Rows from a dataset
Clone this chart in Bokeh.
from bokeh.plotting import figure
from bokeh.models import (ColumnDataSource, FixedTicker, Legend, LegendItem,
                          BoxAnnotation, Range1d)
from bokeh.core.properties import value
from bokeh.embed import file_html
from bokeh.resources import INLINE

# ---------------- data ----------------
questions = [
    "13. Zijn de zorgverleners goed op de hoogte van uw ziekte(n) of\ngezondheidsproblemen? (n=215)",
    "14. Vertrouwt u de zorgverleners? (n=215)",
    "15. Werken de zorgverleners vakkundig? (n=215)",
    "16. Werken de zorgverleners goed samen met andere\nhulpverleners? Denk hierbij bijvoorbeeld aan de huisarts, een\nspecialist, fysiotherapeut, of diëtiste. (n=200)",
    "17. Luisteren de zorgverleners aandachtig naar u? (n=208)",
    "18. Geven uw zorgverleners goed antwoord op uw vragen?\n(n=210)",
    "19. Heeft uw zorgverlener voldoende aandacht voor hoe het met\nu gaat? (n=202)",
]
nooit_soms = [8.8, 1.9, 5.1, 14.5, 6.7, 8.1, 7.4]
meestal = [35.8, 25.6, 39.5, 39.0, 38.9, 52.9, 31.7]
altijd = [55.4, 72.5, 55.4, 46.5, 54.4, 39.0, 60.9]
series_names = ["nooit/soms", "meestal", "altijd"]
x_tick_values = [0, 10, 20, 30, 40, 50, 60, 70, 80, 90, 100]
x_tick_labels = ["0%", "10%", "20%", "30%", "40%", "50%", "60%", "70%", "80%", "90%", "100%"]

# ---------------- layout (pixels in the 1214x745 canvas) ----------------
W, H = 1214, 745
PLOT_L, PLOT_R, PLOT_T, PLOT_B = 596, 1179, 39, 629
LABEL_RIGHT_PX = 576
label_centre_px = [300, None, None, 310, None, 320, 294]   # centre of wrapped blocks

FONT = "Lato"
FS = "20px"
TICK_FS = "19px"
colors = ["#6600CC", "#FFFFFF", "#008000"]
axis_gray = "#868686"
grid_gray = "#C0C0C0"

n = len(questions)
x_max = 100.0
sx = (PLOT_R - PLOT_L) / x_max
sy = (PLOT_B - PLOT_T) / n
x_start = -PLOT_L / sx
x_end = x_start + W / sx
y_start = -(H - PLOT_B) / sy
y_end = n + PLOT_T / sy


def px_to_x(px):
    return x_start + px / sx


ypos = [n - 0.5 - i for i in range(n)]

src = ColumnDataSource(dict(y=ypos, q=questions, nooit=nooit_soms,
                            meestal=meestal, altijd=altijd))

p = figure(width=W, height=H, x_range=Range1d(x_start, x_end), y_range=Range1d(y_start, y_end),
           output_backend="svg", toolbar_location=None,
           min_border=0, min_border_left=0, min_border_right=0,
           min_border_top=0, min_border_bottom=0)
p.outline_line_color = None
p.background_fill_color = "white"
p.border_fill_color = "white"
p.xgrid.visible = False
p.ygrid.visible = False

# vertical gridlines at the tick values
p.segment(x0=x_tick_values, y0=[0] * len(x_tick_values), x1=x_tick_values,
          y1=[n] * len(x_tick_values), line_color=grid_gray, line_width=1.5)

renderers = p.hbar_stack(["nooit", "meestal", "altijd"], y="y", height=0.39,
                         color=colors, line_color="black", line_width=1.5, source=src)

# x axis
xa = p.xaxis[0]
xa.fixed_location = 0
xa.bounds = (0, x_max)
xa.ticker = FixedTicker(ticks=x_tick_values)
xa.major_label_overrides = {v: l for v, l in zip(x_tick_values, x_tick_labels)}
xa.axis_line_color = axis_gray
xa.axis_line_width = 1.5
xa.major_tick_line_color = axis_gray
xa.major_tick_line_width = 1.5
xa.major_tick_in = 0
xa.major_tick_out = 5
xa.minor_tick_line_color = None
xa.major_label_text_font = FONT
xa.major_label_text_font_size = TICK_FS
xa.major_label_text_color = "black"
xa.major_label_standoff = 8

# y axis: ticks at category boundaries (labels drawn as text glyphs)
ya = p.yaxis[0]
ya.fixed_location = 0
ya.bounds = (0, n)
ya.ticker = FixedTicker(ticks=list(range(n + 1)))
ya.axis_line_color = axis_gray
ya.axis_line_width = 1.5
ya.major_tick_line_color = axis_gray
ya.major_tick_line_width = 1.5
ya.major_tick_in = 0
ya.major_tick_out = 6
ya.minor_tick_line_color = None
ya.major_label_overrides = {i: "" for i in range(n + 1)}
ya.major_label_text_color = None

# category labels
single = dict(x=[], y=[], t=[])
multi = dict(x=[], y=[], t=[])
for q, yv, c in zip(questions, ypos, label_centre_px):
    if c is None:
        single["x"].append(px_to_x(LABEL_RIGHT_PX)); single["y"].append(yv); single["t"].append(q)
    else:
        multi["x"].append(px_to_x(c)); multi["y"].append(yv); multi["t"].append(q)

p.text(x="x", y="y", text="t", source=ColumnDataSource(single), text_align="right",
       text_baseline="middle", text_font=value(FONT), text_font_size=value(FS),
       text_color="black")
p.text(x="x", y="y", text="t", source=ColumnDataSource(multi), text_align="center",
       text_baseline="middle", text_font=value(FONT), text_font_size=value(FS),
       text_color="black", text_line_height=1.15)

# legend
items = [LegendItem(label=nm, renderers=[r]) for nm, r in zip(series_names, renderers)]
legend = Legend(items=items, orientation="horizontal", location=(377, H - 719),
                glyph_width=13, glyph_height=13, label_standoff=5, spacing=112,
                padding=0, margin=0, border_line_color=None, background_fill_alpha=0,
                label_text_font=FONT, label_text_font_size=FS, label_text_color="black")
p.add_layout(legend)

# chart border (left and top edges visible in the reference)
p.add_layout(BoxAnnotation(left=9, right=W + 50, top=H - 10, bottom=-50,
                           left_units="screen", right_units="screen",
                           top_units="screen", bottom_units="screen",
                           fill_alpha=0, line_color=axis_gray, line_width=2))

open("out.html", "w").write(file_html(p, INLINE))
...
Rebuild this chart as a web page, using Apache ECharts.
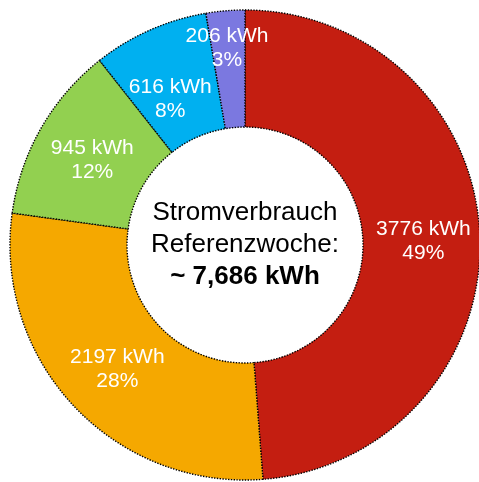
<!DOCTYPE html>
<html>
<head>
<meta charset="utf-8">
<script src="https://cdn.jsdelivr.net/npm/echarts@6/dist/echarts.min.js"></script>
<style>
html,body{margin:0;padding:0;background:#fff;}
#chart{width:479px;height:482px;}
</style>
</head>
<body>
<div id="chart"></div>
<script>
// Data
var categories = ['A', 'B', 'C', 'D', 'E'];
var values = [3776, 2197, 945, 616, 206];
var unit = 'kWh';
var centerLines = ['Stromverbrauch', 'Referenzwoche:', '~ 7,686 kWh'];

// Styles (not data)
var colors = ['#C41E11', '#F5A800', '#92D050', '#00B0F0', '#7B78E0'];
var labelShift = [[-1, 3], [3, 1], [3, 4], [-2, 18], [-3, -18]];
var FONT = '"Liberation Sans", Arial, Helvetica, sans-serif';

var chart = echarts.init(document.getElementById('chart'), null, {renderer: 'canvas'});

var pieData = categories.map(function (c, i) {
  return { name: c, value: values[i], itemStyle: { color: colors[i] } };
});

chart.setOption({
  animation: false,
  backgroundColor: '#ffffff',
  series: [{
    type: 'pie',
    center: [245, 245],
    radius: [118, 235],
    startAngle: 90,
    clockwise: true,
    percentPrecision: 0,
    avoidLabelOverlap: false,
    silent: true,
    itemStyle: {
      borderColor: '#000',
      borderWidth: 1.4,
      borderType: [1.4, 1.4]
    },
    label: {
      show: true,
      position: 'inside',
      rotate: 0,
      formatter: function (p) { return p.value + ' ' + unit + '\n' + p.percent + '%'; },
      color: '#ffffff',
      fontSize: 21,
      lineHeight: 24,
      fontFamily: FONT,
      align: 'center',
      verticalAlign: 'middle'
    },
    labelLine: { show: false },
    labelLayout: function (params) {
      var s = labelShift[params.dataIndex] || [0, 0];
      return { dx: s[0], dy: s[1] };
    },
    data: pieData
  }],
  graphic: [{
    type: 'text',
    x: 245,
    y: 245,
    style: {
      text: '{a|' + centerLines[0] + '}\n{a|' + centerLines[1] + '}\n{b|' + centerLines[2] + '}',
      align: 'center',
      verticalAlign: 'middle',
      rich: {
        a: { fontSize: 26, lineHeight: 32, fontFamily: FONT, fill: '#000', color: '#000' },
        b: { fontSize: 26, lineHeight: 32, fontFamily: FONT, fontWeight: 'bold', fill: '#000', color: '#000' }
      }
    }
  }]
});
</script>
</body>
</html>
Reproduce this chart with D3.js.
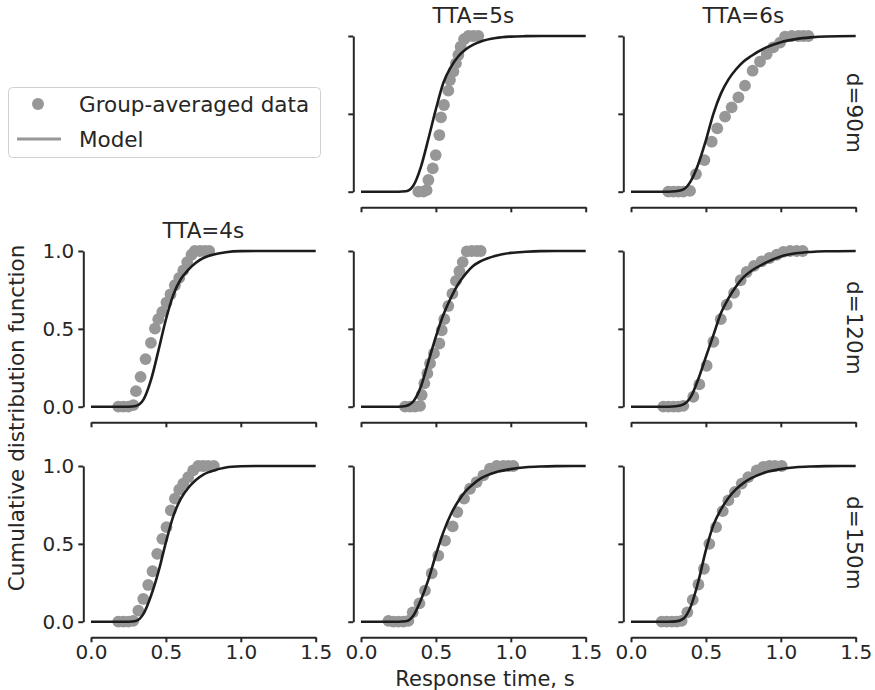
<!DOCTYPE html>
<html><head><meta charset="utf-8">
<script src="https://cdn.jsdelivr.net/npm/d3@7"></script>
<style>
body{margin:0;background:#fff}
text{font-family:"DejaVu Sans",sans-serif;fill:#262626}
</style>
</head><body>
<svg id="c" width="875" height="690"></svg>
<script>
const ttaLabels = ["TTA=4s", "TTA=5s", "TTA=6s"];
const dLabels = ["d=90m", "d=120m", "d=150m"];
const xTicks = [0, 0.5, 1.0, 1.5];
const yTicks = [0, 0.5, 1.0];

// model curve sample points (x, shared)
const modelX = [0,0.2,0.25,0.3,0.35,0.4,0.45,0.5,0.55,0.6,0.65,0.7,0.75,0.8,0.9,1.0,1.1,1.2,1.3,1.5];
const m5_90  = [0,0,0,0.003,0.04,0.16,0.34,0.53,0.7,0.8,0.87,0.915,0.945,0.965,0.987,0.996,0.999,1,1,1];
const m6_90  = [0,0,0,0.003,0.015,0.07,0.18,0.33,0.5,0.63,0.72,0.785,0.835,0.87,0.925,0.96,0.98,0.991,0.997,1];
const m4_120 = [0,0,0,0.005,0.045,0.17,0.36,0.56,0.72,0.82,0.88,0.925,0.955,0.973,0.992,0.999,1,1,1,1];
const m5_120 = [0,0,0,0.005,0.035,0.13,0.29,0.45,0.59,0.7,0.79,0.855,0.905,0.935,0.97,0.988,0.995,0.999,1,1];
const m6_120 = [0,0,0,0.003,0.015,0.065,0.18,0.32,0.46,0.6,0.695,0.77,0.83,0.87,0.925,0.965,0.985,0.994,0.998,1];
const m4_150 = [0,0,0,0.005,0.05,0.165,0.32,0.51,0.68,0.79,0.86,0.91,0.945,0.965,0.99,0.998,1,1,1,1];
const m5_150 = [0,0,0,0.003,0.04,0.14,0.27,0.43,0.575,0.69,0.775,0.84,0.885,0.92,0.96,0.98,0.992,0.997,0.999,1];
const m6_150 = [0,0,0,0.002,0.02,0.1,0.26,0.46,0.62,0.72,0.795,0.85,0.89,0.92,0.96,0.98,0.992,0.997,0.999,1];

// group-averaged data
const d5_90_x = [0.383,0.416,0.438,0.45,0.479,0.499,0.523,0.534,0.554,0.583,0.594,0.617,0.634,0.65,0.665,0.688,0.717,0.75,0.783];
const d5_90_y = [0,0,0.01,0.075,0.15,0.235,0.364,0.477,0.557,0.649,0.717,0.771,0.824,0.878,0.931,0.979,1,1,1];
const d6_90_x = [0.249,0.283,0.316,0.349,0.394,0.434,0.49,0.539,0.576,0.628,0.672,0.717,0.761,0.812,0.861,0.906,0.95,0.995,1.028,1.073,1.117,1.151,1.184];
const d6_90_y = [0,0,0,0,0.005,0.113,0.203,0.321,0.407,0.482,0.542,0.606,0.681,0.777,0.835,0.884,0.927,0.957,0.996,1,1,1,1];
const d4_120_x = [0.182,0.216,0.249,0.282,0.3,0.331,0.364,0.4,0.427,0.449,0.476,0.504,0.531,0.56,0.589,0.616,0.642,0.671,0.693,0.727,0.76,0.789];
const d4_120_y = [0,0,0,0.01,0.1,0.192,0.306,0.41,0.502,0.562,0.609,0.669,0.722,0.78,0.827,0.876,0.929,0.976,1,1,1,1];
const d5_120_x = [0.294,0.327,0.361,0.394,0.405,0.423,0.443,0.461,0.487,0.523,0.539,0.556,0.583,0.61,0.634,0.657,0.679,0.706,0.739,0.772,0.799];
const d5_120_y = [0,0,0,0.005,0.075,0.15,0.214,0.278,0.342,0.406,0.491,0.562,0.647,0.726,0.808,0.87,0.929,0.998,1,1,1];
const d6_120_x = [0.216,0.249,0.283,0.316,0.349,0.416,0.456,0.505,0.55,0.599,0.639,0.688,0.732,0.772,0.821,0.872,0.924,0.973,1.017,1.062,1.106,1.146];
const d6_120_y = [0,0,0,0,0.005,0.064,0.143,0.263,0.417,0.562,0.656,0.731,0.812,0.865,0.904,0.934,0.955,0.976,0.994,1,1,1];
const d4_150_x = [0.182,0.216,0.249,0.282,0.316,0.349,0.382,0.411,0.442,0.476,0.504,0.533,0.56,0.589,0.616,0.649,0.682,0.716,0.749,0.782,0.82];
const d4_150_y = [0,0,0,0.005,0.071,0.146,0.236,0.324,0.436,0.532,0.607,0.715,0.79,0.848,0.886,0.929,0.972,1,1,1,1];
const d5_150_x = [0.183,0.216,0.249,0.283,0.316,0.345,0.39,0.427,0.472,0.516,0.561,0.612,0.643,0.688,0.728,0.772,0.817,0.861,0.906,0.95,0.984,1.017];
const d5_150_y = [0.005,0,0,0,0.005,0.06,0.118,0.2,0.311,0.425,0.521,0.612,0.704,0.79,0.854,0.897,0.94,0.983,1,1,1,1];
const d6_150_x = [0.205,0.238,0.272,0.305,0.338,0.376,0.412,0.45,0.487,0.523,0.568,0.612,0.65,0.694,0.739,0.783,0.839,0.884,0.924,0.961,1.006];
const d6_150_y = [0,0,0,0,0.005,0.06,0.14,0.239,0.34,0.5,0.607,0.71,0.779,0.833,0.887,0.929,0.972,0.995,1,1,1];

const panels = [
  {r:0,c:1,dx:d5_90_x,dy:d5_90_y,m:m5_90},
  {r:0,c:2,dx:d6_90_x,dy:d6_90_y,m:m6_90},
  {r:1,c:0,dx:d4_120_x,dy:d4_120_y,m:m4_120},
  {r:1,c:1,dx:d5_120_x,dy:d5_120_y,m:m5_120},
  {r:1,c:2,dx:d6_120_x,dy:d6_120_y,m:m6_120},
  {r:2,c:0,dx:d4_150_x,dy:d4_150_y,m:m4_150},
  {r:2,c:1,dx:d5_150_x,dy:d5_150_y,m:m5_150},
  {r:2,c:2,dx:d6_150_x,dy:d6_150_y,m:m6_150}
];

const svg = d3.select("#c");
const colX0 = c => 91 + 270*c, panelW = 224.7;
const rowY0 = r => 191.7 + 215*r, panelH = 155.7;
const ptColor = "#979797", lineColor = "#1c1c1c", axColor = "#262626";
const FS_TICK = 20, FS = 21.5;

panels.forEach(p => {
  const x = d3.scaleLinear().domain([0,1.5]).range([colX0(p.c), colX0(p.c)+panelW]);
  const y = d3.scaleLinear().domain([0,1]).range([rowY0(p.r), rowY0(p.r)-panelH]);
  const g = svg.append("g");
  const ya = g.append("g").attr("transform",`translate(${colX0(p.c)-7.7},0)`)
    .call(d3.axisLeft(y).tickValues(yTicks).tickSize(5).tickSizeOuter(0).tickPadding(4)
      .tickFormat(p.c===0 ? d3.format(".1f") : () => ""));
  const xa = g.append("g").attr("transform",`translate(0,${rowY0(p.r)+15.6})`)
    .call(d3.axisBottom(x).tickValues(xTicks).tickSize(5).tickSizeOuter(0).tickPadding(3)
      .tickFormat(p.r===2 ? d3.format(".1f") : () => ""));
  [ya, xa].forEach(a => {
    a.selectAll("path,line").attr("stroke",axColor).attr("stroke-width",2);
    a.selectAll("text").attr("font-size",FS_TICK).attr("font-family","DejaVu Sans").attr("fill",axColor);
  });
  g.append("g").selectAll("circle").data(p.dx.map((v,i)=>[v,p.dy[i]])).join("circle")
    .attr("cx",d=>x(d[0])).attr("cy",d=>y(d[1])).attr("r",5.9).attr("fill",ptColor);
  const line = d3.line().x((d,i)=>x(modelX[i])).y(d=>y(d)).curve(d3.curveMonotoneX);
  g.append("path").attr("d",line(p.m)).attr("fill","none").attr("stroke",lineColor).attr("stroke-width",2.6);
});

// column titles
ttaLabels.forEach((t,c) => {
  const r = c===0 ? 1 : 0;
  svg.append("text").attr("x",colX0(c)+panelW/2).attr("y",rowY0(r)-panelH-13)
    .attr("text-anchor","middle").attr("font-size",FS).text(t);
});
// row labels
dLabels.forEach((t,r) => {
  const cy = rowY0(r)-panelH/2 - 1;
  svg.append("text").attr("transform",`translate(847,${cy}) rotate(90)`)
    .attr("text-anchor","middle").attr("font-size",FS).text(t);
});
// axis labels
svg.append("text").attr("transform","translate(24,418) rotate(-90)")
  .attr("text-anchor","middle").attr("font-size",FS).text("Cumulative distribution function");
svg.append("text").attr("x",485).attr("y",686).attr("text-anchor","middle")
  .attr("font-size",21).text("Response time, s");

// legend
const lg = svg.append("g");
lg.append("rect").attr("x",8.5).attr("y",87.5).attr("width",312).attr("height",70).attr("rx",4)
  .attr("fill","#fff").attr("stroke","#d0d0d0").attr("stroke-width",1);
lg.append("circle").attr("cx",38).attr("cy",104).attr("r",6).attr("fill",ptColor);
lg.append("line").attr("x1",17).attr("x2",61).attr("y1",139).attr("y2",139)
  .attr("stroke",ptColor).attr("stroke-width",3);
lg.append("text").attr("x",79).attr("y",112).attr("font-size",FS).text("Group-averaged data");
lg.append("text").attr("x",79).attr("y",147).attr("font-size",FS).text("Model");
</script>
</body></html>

TASK REQUIREMENTS
Copy out exactly the lines from the one with "Clone this chart in Bokeh." through the one with "label_centre_px = [300, None, None, 310, None, 320, 294]", counting both ends, and no other lines.

TASK SOLUTION
Clone this chart in Bokeh.
from bokeh.plotting import figure
from bokeh.models import (ColumnDataSource, FixedTicker, Legend, LegendItem,
                          BoxAnnotation, Range1d)
from bokeh.core.properties import value
from bokeh.embed import file_html
from bokeh.resources import INLINE

# ---------------- data ----------------
questions = [
    "13. Zijn de zorgverleners goed op de hoogte van uw ziekte(n) of\ngezondheidsproblemen? (n=215)",
    "14. Vertrouwt u de zorgverleners? (n=215)",
    "15. Werken de zorgverleners vakkundig? (n=215)",
    "16. Werken de zorgverleners goed samen met andere\nhulpverleners? Denk hierbij bijvoorbeeld aan de huisarts, een\nspecialist, fysiotherapeut, of diëtiste. (n=200)",
    "17. Luisteren de zorgverleners aandachtig naar u? (n=208)",
    "18. Geven uw zorgverleners goed antwoord op uw vragen?\n(n=210)",
    "19. Heeft uw zorgverlener voldoende aandacht voor hoe het met\nu gaat? (n=202)",
]
nooit_soms = [8.8, 1.9, 5.1, 14.5, 6.7, 8.1, 7.4]
meestal = [35.8, 25.6, 39.5, 39.0, 38.9, 52.9, 31.7]
altijd = [55.4, 72.5, 55.4, 46.5, 54.4, 39.0, 60.9]
series_names = ["nooit/soms", "meestal", "altijd"]
x_tick_values = [0, 10, 20, 30, 40, 50, 60, 70, 80, 90, 100]
x_tick_labels = ["0%", "10%", "20%", "30%", "40%", "50%", "60%", "70%", "80%", "90%", "100%"]

# ---------------- layout (pixels in the 1214x745 canvas) ----------------
W, H = 1214, 745
PLOT_L, PLOT_R, PLOT_T, PLOT_B = 596, 1179, 39, 629
LABEL_RIGHT_PX = 576
label_centre_px = [300, None, None, 310, None, 320, 294]   # centre of wrapped blocks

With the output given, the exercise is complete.